_WHAT THIS TASK INVOLVES_:
Look through the lines below and extract any with the word "chart".

_SOURCE MATERIAL_:
----

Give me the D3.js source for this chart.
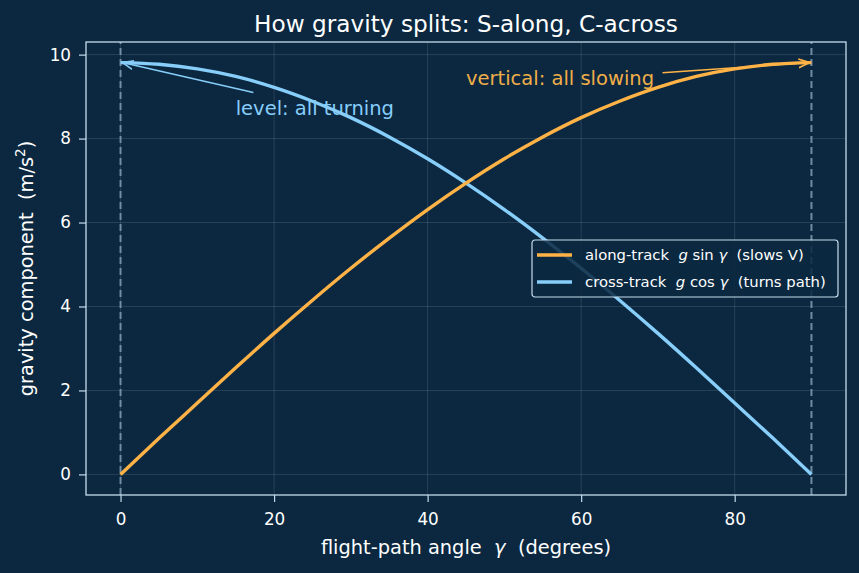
<!DOCTYPE html>
<html>
<head>
<meta charset="utf-8">
<script src="https://cdn.jsdelivr.net/npm/d3@7"></script>
<style>
  body { margin: 0; background: #0b2840; }
  svg { display: block; font-family: "DejaVu Sans", sans-serif; }
  text { white-space: pre; }
</style>
</head>
<body>
<div id="chart"></div>
<script>
// flight-path angle (deg) and the two gravity components (m/s^2)
var angles = [0, 5, 10, 15, 20, 25, 30, 35, 40, 45, 50, 55, 60, 65, 70, 75, 80, 85, 90];
var alongTrack = [0, 0.86, 1.70, 2.54, 3.36, 4.15, 4.91, 5.63, 6.31, 6.94, 7.52, 8.04, 8.50, 8.89, 9.22, 9.48, 9.66, 9.77, 9.81];
var crossTrack = [9.81, 9.77, 9.66, 9.48, 9.22, 8.89, 8.50, 8.04, 7.52, 6.94, 6.31, 5.63, 4.91, 4.15, 3.36, 2.54, 1.70, 0.86, 0];
var xTicks = [0, 20, 40, 60, 80];
var yTicks = [0, 2, 4, 6, 8, 10];
var guideAngles = [0, 90];

var width = 859, height = 573;
var margin = { left: 86, right: 13, top: 42, bottom: 78 };
var bg = "#0b2840", orange = "#ffb347", blue = "#87cefa", spine = "#c5dcec";

var svg = d3.select("#chart").append("svg")
  .attr("width", width).attr("height", height);

svg.append("rect").attr("width", width).attr("height", height).attr("fill", bg);

var x = d3.scaleLinear().domain([-4.5, 94.5])
  .range([margin.left, width - margin.right]);
var y = d3.scaleLinear().domain([-0.4905, 10.3005])
  .range([height - margin.bottom, margin.top]);

// grid
svg.append("g").selectAll("line").data(xTicks).enter().append("line")
  .attr("x1", function(d) { return x(d); }).attr("x2", function(d) { return x(d); })
  .attr("y1", y.range()[0]).attr("y2", y.range()[1])
  .attr("stroke", "#ffffff").attr("stroke-opacity", 0.15).attr("stroke-width", 0.8);
svg.append("g").selectAll("line").data(yTicks).enter().append("line")
  .attr("y1", function(d) { return y(d); }).attr("y2", function(d) { return y(d); })
  .attr("x1", x.range()[0]).attr("x2", x.range()[1])
  .attr("stroke", "#ffffff").attr("stroke-opacity", 0.15).attr("stroke-width", 0.8);

// dashed guides at 0 and 90 deg
svg.append("g").selectAll("line").data(guideAngles).enter().append("line")
  .attr("x1", function(d) { return x(d); }).attr("x2", function(d) { return x(d); })
  .attr("y1", y.range()[0]).attr("y2", y.range()[1])
  .attr("stroke", "#7f9cb4").attr("stroke-opacity", 0.85)
  .attr("stroke-width", 2).attr("stroke-dasharray", "7,4");

var line = d3.line()
  .x(function(d, i) { return x(angles[i]); })
  .y(function(d) { return y(d); })
  .curve(d3.curveMonotoneX);

svg.append("path").datum(crossTrack).attr("d", line)
  .attr("fill", "none").attr("stroke", blue).attr("stroke-width", 3.4);
svg.append("path").datum(alongTrack).attr("d", line)
  .attr("fill", "none").attr("stroke", orange).attr("stroke-width", 3.4);

// axes
var xAxis = svg.append("g")
  .attr("transform", "translate(0," + (height - margin.bottom) + ")")
  .call(d3.axisBottom(x).tickValues(xTicks).tickSize(7).tickPadding(11));
var yAxis = svg.append("g")
  .attr("transform", "translate(" + margin.left + ",0)")
  .call(d3.axisLeft(y).tickValues(yTicks).tickSize(7).tickPadding(8));
[xAxis, yAxis].forEach(function(a) {
  a.select(".domain").remove();
  a.selectAll(".tick line").attr("stroke", spine).attr("stroke-width", 1.2);
  a.selectAll(".tick text").attr("fill", "#ffffff").attr("font-size", 16.8)
    .attr("font-family", "DejaVu Sans");
});

svg.append("rect")
  .attr("x", x.range()[0]).attr("y", y.range()[1])
  .attr("width", x.range()[1] - x.range()[0])
  .attr("height", y.range()[0] - y.range()[1])
  .attr("fill", "none").attr("stroke", spine).attr("stroke-width", 1.3);

// titles
svg.append("text").attr("x", (x.range()[0] + x.range()[1]) / 2).attr("y", 32)
  .attr("text-anchor", "middle").attr("fill", "#ffffff").attr("font-size", 23.2)
  .text("How gravity splits: S-along, C-across");

var xl = svg.append("text").attr("x", (x.range()[0] + x.range()[1]) / 2).attr("y", 554)
  .attr("text-anchor", "middle").attr("fill", "#ffffff").attr("font-size", 19.4);
xl.append("tspan").text("flight-path angle  ");
xl.append("tspan").attr("font-style", "italic").text("γ");
xl.append("tspan").text("  (degrees)");

var yl = svg.append("text")
  .attr("transform", "translate(33," + ((y.range()[0] + y.range()[1]) / 2) + ") rotate(-90)")
  .attr("text-anchor", "middle").attr("fill", "#ffffff").attr("font-size", 19.4);
yl.append("tspan").text("gravity component  (m/s");
yl.append("tspan").attr("font-size", 13.5).attr("dy", -8).text("2");
yl.append("tspan").attr("dy", 8).text(")");

// annotations
var defs = svg.append("defs");
function arrowHead(id, color) {
  defs.append("marker").attr("id", id).attr("viewBox", "0 0 10 10")
    .attr("refX", 10).attr("refY", 5).attr("markerWidth", 11).attr("markerHeight", 11)
    .attr("markerUnits", "userSpaceOnUse").attr("orient", "auto")
    .append("path").attr("d", "M0,1 L10,5 L0,9").attr("fill", "none")
    .attr("stroke", color).attr("stroke-width", 1.5);
}
arrowHead("ab", blue);
arrowHead("ao", orange);

svg.append("line")
  .attr("x1", x(17.3)).attr("y1", y(9.1))
  .attr("x2", x(0.25)).attr("y2", y(9.81))
  .attr("stroke", blue).attr("stroke-width", 1.5).attr("marker-end", "url(#ab)");
svg.append("text").attr("x", x(15)).attr("y", y(8.6) + 2)
  .attr("fill", blue).attr("font-size", 19.5).text("level: all turning");

svg.append("line")
  .attr("x1", x(70.6)).attr("y1", y(9.57))
  .attr("x2", x(89.75)).attr("y2", y(9.81))
  .attr("stroke", orange).attr("stroke-width", 1.5).attr("marker-end", "url(#ao)");
svg.append("text").attr("x", x(45)).attr("y", y(9.3) + 1)
  .attr("fill", "#f0ae48").attr("font-size", 19.5).text("vertical: all slowing");

// legend
var legend = svg.append("g").attr("transform", "translate(532,240)");
legend.append("rect").attr("width", 306).attr("height", 57).attr("rx", 3)
  .attr("fill", bg).attr("fill-opacity", 0.85)
  .attr("stroke", spine).attr("stroke-width", 1.2);
var legendItems = [
  { color: orange, pre: "along-track  ", it: "g", mid: " sin ", it2: "γ", post: "  (slows V)" },
  { color: blue, pre: "cross-track  ", it: "g", mid: " cos ", it2: "γ", post: "  (turns path)" }
];
legendItems.forEach(function(d, i) {
  var yy = 15 + i * 27;
  legend.append("line").attr("x1", 5).attr("x2", 40).attr("y1", yy).attr("y2", yy)
    .attr("stroke", d.color).attr("stroke-width", 3.4);
  var t = legend.append("text").attr("x", 53).attr("y", yy + 5)
    .attr("fill", "#ffffff").attr("font-size", 14.8);
  t.append("tspan").text(d.pre);
  t.append("tspan").attr("font-style", "italic").text(d.it);
  t.append("tspan").text(d.mid);
  t.append("tspan").attr("font-style", "italic").text(d.it2);
  t.append("tspan").text(d.post);
});
</script>
</body>
</html>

----

_TASK ANSWER_:
Give me the D3.js source for this chart.
<div id="chart"></div>
var svg = d3.select("#chart").append("svg")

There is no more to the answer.